Nicolas Altobelli 18:42

Sorry, what do you mean?

Dean Regas 18:44

Oh, I meant that, that you mentioned the moon Enceladus, around Saturn. And I think that meant that you need to make a mission to go there, don't you think?

Nicolas Altobelli 18:54

Yes. But before you send a mission, somewhere you need to know what you're looking for. Because what is really crucial on the mission are the instruments that you take on board. So, what are you looking for? When you hear about aliens? What do people how do people represent themselves on the rosary? And so, what instrument Are you taking? And I know there have been some thoughts about that. I'm not sure on the US side, what is the state of the program? I cannot comment on that. But what you need to characterize is what do you expect to see from the interior coming to the outside of the moon because obviously you cannot, you know, drill into it.
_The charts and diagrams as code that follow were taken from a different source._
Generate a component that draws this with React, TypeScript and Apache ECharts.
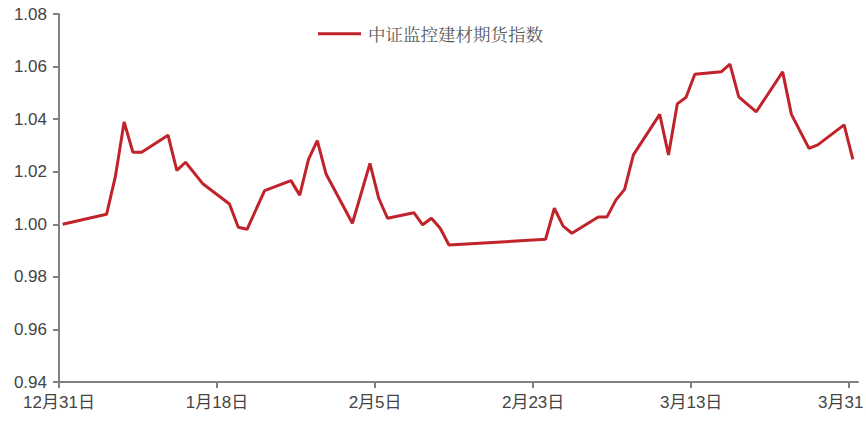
import React, { useEffect, useRef } from 'react';
import * as echarts from 'echarts';

// ---- data ----
const SERIES_NAME = '中证监控建材期货指数';
const START_DATE = '2014-12-31';
const END_DATE = '2015-04-01';
const SAMPLE_HOUR = 10; // time of day of each index reading

const dates = [
  '2014-12-31', '2015-01-05', '2015-01-06', '2015-01-07', '2015-01-08', '2015-01-09',
  '2015-01-12', '2015-01-13', '2015-01-14', '2015-01-16', '2015-01-19', '2015-01-20',
  '2015-01-21', '2015-01-23', '2015-01-26', '2015-01-27', '2015-01-28', '2015-01-29',
  '2015-01-30', '2015-02-02', '2015-02-04', '2015-02-05', '2015-02-06', '2015-02-09',
  '2015-02-10', '2015-02-11', '2015-02-12', '2015-02-13', '2015-02-24', '2015-02-25',
  '2015-02-26', '2015-02-27', '2015-03-02', '2015-03-03', '2015-03-04', '2015-03-05',
  '2015-03-06', '2015-03-09', '2015-03-10', '2015-03-11', '2015-03-12', '2015-03-13',
  '2015-03-16', '2015-03-17', '2015-03-18', '2015-03-20', '2015-03-23', '2015-03-24',
  '2015-03-26', '2015-03-27', '2015-03-30', '2015-03-31',
];

const values = [
  1.0, 1.0038, 1.0181, 1.0389, 1.0274, 1.0274,
  1.0339, 1.0205, 1.0236, 1.0153, 1.0077, 0.9989,
  0.9981, 1.0128, 1.0166, 1.0111, 1.0247, 1.0318,
  1.0191, 1.0004, 1.0232, 1.0099, 1.0023, 1.0044,
  0.9998, 1.0023, 0.9985, 0.9921, 0.9943, 1.0061,
  0.9993, 0.9966, 1.0028, 1.0028, 1.0092, 1.0133,
  1.0264, 1.0418, 1.0264, 1.0458, 1.0483, 1.0571,
  1.058, 1.0609, 1.0485, 1.0428, 1.058, 1.0418,
  1.0289, 1.0302, 1.0378, 1.0247,
];

const tickDates = ['2014-12-31', '2015-01-18', '2015-02-05', '2015-02-23', '2015-03-13', '2015-03-31'];

const Y_MIN = 0.94;
const Y_MAX = 1.08;
const Y_STEP = 0.02;

// ---- helpers ----
const DAY = 86400000;
const dayOffset = (d: string) => (Date.parse(d) - Date.parse(START_DATE)) / DAY;
const dayLabel = (v: number) => {
  const dt = new Date(Date.parse(START_DATE) + Math.round(v) * DAY);
  return `${dt.getUTCMonth() + 1}月${dt.getUTCDate()}日`;
};

export default function App() {
  const ref = useRef<HTMLDivElement>(null);

  useEffect(() => {
    if (!ref.current) return;
    const chart = echarts.init(ref.current, null, { renderer: 'svg' });
    const tickVals = tickDates.map(dayOffset);
    const axisLineStyle = { color: '#808080', width: 2 };
    const labelFont = 'Arial, "Liberation Sans", "Noto Sans CJK SC", sans-serif';

    chart.setOption({
      animation: false,
      backgroundColor: '#ffffff',
      grid: {
        left: 59,
        right: 8,
        top: 14,
        bottom: 42,
        containLabel: false,
        outerBoundsMode: 'none',
      },
      legend: {
        data: [SERIES_NAME],
        left: 313,
        top: 20,
        icon: 'rect',
        itemWidth: 43,
        itemHeight: 3,
        itemGap: 7,
        textStyle: {
          fontSize: 17.5,
          color: '#5a5a5a',
          fontFamily: '"Noto Serif CJK SC", "Noto Sans CJK SC", serif',
          padding: [0, 0, 0, 2],
        },
      },
      xAxis: {
        type: 'value',
        min: 0,
        max: dayOffset(END_DATE),
        axisLine: { show: true, lineStyle: axisLineStyle },
        axisTick: { show: true, length: 6, lineStyle: axisLineStyle, customValues: tickVals },
        axisLabel: {
          customValues: tickVals,
          formatter: (v: number) => dayLabel(v),
          color: '#444',
          fontSize: 17,
          fontFamily: labelFont,
          margin: 12,
          hideOverlap: false,
        },
        splitLine: { show: false },
      },
      yAxis: {
        type: 'value',
        min: Y_MIN,
        max: Y_MAX,
        interval: Y_STEP,
        axisLine: { show: true, lineStyle: axisLineStyle },
        axisTick: { show: true, length: 6, lineStyle: axisLineStyle },
        axisLabel: {
          formatter: (v: number) => v.toFixed(2),
          color: '#444',
          fontSize: 17,
          fontFamily: labelFont,
          margin: 12,
        },
        splitLine: { show: false },
      },
      series: [
        {
          name: SERIES_NAME,
          type: 'line',
          symbol: 'none',
          color: '#C1232B',
          lineStyle: { width: 3, color: '#C1232B' },
          data: dates.map((d, i) => [dayOffset(d) + SAMPLE_HOUR / 24, values[i]]),
        },
      ],
    });
    return () => chart.dispose();
  }, []);

  return (
    <div
      ref={ref}
      style={{ position: 'fixed', left: 0, top: 0, width: 866, height: 424, background: '#fff' }}
    />
  );
}
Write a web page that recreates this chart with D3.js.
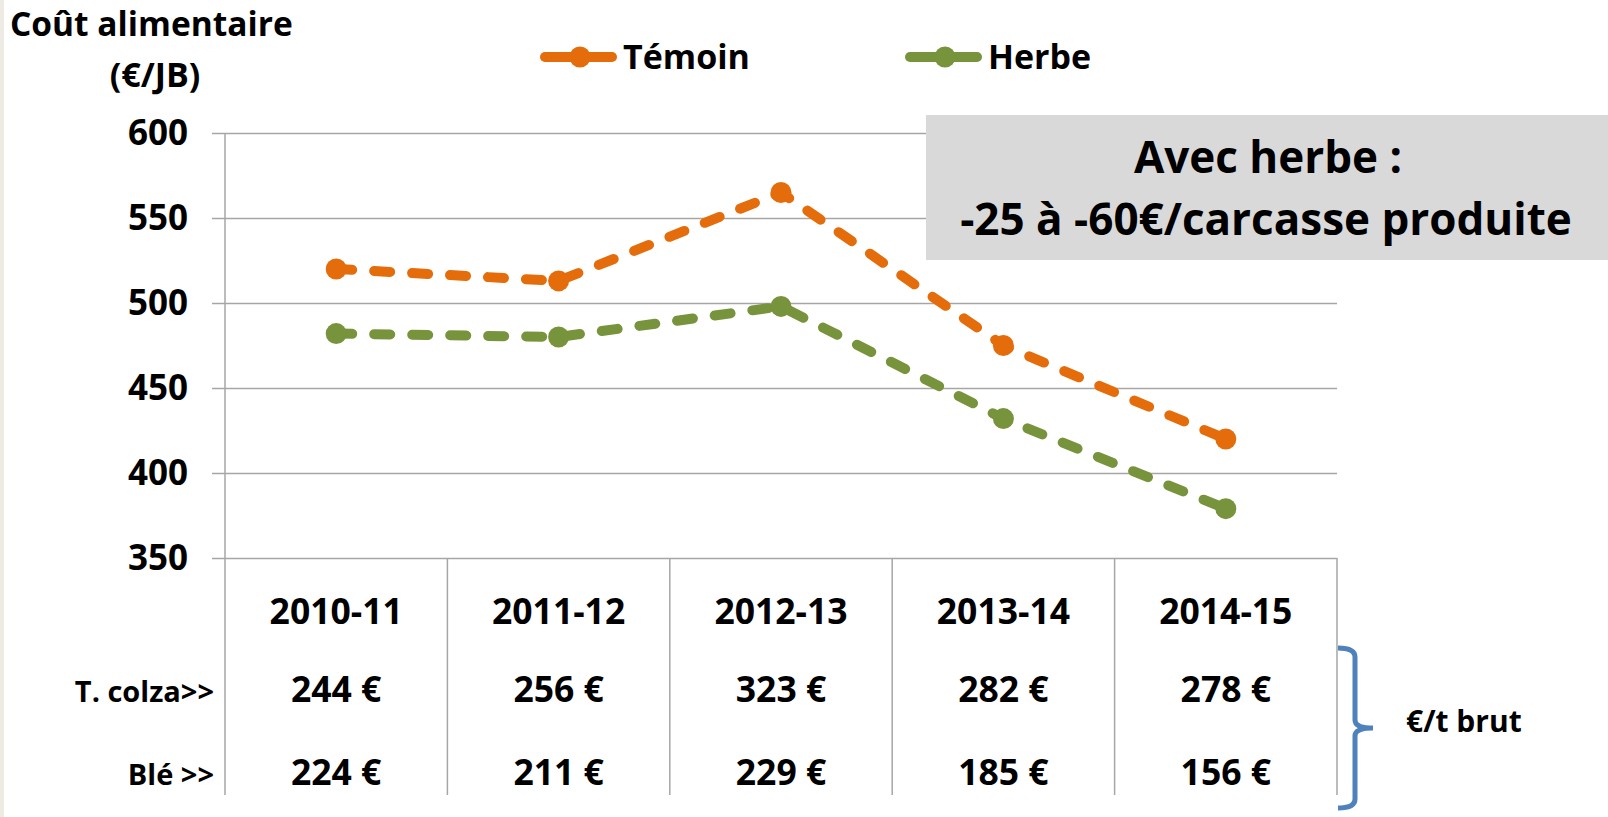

So you have to be able to infer what's happening in the interior from what you see on the exterior of the moon and this is, this helps me this is exactly what we are doing with JUICE Ganymede making this tomography so from all the signs that we can sense from the exterior and sanding the interior, we try to make ourselves an image of what is really going on inside the moon. And only once you have characterized the moon in full detail, maybe you can think about sending lenders of other ideas that are that have been studied already. That you really have to know when you send the lender, what instruments you take with you and where you lend and what you're looking for. And currently, I think it's too early to have a clear idea about that.

Dean Regas 20:21

Well, this is an exciting time. We're going to be following along with this mission as it journeys out to Jupiter. But Nicola, thank you so much for joining me today and telling us a little bit about the JUICE mission.

Nicolas Altobelli 20:34

Thanks. Thanks a lot.

Dean Regas 20:36

I've been speaking with Nicolas Altobelli, the science operations Development Manager for ESA’s JUICE mission. Thanks again.